Oak/Fell bike lanes discriminate against disabled

by Howard Chabner : district5diary.blogspot.com – excerpt – OCTOBER 15, 2012

Below is a comment by Howard Chabner on the proposed Fell and Oak bike lanes. Turns out that the project is not only against the interests of those who have to drive and park on neighborhood streets, but it’s even worse for the disabled.
Dear Chairman Nolan and SFMTA Board Members:
I have lived on Fell Street across from the Panhandle since 1988. The importance of promoting bicycle safety and encouraging bicycling is undeniable. I urge you not to approve the proposed Oak and Fell Street cycle track for the following reasons:
Putting an increased volume of bicycle traffic on these streets (especially Oak), which already have a heavy volume of fast-moving motor vehicles (around 30,000 vehicles daily on each of Fell and Oak, according to a presentation from SFMTA staff) and timed traffic signals, will greatly increase safety risks for pedestrians, bicyclists and motorists
This is especially true given the large number of residential and commercial driveways on these blocks, and the large number of motor vehicles turning into and out of them. Many of the garages are narrow, and visibility is limited for drivers pulling out of them; with a cycle track it would be difficult for drivers and cyclists to see each other.

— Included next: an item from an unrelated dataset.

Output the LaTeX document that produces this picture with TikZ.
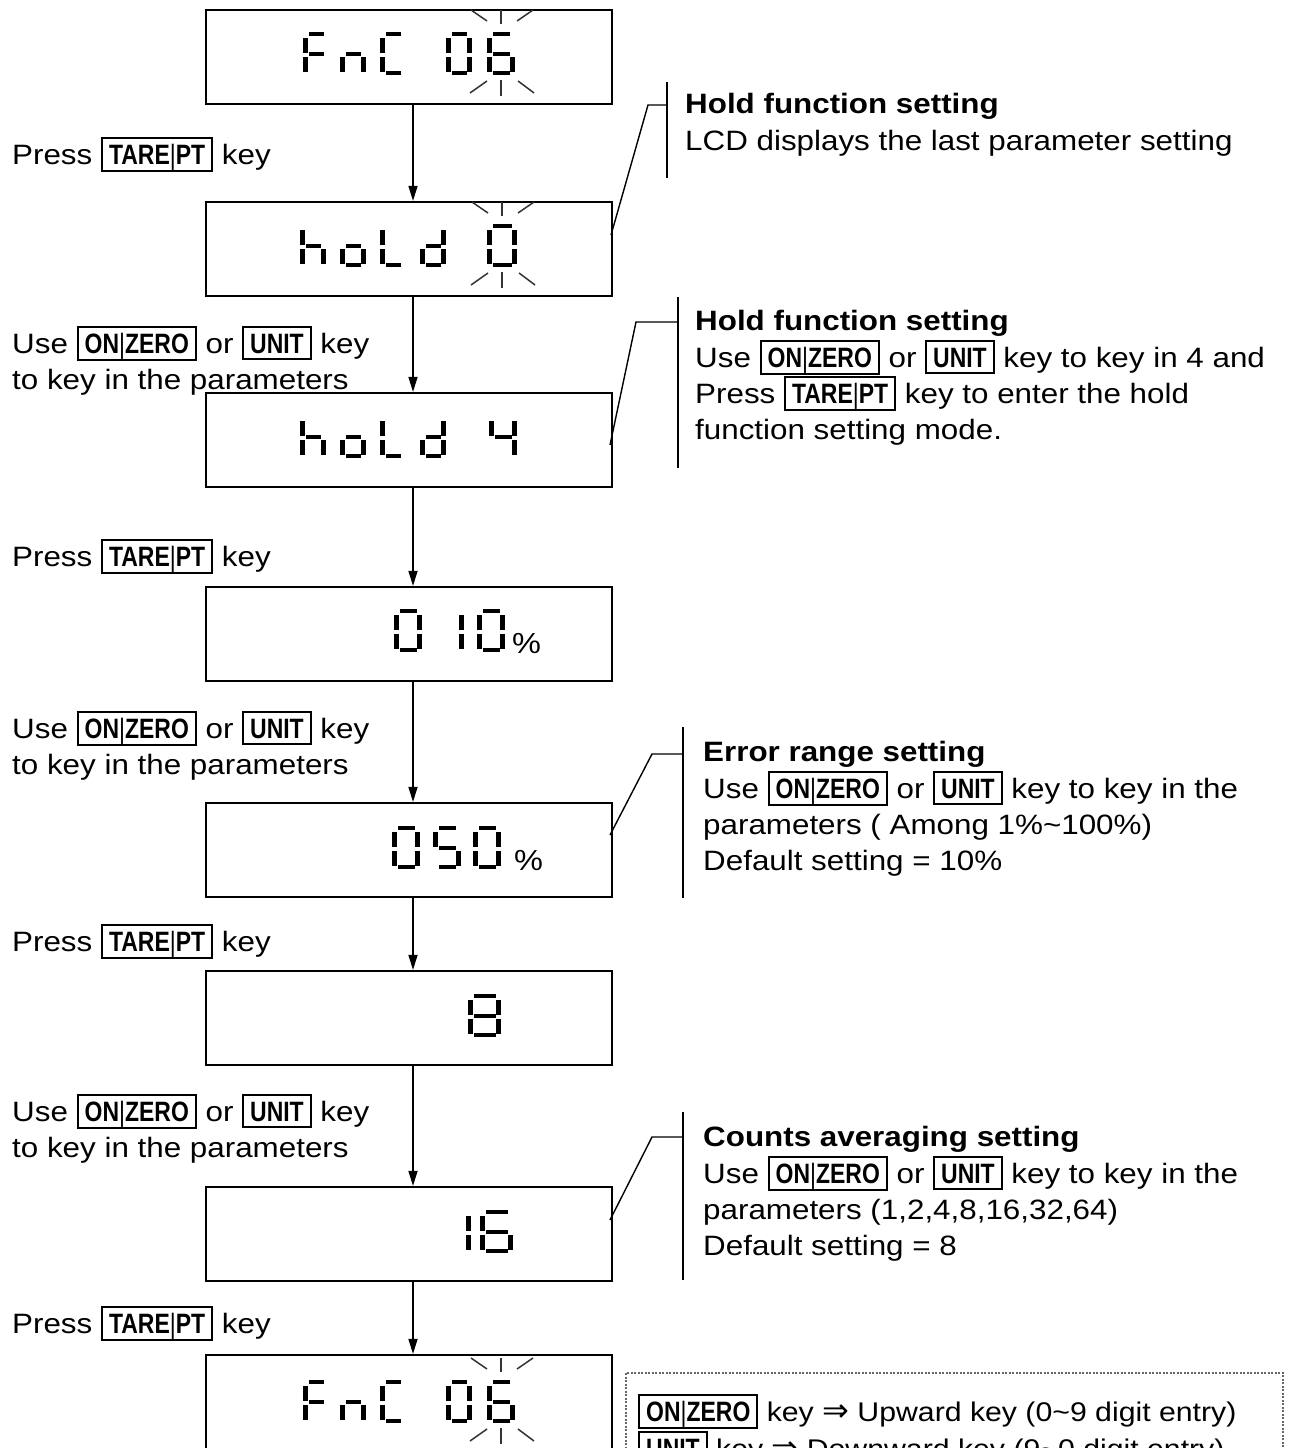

There is a heavy volume of motorists turning off of and onto Oak and Fell, Divisadero and the side streets; even with traffic signal improvements, cycle tracks will create more conflicts among bicyclists, pedestrians and motorists. An already complex situation will be made even more complex and hectic.
Instead, using Hayes and Page, which have stop signs instead of traffic signals, and which have a much lower volume of motor vehicles, would be safer. I know experienced bicyclists who use Hayes and Page often and believe these routes are much safer than any cycle tracks on Oak and Fell would be. Installing cycle tracks along two of the fastest and busiest vehicular thoroughfares in San Francisco contradicts SF’s stated goal of encouraging novices to bicycle by providing safe spaces with no pressure to go fast.
The Haight Ashbury Improvement Association has proposed a safer alternative for cyclists, using Hayes and Page Streets, but SFMTA has not seriously considered it. Here is a link to the HAIA plan

HAIA plan
The proposed plan would negatively impact safety, parking, traffic, air quality and disability rights; it should not be adopted.

Thank you very much for considering this e-mail.